AFFECTIVITY IN ENVIRONMENTAL EDUCATION RESEARCH
DOI:
https://doi.org/10.18675/2177-580X.vol13.Especial.p92-114Resumo
In its ontological presuppositions, epistemological interests and methodological deliberations, critical theory of environmental education research (EER) is simultaneously scientific, normatively (and reflexively) critical, and non-idealistically practical. It is, therefore, a theory of practice, or praxis. Critical EE and its research aim for personal, social and ecological forms of justices achieved transformatively through the de and reconstruction of pedagogical, curriculum, policy and research practices that reconstitute various injustices. Missing from this reconstructive critique is the crucial role of aesthetics and the importance of affectivity in generating meaning about the agency of the researched by the researcher/actor.

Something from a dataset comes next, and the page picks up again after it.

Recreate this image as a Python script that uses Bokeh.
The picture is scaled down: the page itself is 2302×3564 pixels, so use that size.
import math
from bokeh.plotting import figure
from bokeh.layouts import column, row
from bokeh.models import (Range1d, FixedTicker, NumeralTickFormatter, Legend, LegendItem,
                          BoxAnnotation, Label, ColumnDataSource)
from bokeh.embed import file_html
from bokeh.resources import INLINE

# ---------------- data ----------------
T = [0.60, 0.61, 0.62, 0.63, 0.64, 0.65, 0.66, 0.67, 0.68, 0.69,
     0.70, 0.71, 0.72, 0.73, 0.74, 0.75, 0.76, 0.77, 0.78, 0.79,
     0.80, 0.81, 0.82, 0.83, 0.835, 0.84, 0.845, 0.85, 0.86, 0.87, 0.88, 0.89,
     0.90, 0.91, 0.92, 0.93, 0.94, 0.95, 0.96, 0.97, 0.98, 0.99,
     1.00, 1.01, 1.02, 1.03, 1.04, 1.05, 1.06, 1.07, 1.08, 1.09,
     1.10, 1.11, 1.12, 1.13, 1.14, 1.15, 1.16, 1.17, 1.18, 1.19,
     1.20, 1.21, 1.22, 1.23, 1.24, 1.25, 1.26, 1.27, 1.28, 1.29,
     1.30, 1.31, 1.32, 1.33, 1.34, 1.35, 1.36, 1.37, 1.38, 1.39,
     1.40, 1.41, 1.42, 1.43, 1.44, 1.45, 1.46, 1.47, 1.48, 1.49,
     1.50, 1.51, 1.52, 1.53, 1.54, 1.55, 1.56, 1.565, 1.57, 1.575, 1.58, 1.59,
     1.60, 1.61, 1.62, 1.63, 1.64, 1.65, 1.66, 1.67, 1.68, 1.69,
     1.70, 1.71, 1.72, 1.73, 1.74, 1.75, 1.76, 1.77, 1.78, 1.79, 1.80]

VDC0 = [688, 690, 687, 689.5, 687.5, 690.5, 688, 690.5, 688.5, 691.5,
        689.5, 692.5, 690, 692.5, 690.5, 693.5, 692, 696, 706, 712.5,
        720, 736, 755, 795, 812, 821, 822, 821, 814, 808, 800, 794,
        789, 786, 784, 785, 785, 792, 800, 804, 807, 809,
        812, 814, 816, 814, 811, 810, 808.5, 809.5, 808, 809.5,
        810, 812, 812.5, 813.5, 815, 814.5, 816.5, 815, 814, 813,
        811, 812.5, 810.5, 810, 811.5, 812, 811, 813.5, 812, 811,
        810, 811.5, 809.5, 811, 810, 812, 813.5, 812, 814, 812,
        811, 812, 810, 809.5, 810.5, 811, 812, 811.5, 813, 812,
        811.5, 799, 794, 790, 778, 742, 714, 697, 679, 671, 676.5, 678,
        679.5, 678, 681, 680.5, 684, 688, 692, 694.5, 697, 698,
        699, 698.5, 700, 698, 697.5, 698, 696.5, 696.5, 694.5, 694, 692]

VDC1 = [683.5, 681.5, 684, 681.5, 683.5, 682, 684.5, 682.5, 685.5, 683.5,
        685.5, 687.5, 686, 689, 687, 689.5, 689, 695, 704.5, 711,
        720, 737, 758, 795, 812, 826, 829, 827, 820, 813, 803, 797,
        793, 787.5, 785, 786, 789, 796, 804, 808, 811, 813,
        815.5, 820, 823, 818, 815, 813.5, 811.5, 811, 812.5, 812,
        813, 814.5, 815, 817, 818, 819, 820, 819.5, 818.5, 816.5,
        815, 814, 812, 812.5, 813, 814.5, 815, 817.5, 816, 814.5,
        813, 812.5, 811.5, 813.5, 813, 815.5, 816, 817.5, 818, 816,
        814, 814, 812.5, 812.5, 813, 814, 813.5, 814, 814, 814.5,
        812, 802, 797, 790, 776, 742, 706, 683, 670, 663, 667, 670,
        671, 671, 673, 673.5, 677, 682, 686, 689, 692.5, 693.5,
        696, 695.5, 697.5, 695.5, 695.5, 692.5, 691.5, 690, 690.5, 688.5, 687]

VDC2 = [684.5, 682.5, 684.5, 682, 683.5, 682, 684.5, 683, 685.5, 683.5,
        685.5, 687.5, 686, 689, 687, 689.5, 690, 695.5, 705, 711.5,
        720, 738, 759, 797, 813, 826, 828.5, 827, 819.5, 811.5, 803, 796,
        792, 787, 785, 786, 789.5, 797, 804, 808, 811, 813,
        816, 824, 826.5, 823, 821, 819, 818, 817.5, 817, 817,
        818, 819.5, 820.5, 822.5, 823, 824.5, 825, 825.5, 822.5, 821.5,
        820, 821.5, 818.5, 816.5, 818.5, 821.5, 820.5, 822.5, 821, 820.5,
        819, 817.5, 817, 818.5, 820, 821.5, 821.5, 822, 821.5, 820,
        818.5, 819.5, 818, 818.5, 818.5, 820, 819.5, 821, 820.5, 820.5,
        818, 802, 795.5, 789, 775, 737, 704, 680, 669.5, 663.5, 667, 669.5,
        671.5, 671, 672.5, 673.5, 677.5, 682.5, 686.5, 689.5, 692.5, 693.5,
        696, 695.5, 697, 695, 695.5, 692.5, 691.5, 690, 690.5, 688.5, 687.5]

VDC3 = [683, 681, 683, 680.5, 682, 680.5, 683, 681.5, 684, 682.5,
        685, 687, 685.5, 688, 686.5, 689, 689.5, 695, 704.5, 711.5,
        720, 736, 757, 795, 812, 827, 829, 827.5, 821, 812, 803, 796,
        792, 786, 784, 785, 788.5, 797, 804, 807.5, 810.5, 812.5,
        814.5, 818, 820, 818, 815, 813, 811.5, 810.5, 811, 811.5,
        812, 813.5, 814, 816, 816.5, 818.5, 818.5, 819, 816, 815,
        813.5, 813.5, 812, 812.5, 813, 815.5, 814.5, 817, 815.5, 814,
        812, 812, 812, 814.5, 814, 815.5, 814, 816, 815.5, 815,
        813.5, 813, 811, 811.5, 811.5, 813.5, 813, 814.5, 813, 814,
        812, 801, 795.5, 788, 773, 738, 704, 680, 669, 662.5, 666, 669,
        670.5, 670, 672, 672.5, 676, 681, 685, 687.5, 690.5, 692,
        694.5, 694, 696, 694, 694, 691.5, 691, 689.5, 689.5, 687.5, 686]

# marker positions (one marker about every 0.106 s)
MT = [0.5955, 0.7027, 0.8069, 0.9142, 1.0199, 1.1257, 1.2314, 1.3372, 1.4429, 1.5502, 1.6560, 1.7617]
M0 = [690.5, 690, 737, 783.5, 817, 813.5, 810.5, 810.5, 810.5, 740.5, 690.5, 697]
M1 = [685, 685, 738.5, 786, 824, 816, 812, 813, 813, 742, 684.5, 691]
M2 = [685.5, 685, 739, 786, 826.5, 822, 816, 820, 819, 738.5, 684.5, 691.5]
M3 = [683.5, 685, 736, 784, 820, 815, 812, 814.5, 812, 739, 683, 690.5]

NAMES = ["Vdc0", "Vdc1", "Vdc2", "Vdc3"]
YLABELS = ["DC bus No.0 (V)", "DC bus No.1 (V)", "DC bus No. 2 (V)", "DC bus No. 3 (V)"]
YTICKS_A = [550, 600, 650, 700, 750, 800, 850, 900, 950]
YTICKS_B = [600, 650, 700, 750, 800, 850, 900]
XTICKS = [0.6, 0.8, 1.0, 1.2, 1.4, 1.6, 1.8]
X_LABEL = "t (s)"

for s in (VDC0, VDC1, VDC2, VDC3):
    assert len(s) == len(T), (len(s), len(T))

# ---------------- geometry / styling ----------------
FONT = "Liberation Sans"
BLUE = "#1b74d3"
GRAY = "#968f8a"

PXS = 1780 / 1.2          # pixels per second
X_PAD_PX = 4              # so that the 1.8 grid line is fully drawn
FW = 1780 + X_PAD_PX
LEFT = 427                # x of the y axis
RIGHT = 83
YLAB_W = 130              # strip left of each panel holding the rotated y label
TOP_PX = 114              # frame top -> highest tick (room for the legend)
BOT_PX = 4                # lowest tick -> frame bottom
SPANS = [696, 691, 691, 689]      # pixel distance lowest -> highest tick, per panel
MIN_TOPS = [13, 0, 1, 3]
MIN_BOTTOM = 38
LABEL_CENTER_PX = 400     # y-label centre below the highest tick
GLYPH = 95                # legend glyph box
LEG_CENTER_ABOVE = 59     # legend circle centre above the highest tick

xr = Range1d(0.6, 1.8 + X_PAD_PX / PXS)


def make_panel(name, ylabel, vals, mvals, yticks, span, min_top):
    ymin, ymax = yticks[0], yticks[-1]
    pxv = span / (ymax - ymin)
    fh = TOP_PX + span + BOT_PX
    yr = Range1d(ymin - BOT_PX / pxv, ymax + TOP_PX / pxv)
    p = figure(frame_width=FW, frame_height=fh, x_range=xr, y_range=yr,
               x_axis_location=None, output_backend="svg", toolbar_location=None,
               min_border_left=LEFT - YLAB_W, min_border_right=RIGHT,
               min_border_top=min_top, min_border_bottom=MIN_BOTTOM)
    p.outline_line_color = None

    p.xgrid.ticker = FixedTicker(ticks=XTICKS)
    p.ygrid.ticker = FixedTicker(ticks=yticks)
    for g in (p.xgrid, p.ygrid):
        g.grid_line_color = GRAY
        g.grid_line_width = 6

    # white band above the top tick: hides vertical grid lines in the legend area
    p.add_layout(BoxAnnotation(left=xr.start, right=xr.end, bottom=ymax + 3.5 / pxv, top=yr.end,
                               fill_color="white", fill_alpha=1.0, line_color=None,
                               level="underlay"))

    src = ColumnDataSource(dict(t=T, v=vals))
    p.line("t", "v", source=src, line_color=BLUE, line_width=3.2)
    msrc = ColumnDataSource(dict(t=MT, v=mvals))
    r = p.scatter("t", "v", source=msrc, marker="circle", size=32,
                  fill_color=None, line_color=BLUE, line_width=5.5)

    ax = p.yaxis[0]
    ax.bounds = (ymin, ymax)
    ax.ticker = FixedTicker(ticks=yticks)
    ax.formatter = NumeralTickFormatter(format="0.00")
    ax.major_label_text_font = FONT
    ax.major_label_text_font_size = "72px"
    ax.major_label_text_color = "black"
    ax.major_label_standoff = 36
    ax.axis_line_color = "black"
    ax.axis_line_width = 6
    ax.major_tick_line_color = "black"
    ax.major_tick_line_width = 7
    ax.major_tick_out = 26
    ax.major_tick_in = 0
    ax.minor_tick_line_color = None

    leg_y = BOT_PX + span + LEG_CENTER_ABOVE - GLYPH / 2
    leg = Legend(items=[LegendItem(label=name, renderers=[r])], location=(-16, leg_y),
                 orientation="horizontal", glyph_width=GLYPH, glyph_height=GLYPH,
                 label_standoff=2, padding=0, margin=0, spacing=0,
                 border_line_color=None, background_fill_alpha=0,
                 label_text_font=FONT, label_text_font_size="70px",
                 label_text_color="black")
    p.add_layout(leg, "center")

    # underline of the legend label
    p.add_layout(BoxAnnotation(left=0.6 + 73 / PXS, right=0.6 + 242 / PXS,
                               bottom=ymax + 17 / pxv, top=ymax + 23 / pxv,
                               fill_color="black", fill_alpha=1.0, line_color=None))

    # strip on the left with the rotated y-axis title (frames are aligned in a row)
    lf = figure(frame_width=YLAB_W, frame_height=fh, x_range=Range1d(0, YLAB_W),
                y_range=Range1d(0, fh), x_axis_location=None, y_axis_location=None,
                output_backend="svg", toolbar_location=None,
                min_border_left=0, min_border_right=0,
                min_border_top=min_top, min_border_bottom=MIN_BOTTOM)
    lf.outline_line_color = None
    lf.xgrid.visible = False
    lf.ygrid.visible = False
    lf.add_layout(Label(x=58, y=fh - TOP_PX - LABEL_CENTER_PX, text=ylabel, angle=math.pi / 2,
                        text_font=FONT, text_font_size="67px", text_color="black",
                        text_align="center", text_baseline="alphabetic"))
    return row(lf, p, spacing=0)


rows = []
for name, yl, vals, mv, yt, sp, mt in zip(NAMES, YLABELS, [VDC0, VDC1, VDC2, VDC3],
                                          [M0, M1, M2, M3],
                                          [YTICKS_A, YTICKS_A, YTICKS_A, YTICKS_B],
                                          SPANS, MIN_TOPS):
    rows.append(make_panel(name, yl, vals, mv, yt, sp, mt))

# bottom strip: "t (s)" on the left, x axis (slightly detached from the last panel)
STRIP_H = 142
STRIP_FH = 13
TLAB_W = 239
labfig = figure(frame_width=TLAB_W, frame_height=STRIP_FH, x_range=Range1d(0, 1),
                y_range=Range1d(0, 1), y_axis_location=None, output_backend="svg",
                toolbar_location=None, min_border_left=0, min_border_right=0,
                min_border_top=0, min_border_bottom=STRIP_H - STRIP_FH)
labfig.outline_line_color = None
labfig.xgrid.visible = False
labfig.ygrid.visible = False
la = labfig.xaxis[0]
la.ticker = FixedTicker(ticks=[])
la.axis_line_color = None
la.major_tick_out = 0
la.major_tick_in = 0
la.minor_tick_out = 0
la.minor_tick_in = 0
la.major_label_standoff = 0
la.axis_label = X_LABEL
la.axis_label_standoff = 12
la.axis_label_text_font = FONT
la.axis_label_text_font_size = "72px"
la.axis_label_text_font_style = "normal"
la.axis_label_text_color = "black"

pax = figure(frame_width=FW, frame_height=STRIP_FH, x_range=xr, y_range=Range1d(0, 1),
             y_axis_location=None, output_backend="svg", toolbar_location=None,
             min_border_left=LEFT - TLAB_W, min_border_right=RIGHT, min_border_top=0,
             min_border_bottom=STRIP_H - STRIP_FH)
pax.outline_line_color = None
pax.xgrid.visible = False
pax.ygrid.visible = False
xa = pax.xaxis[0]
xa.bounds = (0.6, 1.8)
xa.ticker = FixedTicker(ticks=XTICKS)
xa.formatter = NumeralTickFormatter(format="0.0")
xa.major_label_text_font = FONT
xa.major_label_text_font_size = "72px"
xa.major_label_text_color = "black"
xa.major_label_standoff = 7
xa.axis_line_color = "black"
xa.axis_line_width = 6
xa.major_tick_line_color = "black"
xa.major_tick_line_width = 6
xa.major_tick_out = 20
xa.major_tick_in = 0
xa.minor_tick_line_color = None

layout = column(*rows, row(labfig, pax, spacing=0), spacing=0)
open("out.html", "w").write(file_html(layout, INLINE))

In this small scale self study of aesthetics and affectivity, we report on the deliberations of a workshop spread over two days about the aim of framing EER as a triad of environmental aesthetics - environmental ethics - ecopolitics. We emphasize how sensuous ethnography in walking provided a methodological means within the mobility genre of interpretive research. We aim to generate meaning about the concept of ecosomaesthetics needed in a new language and images of environmental education. Some key images are included in the following text while others are referenced and available on-line (see footnote7).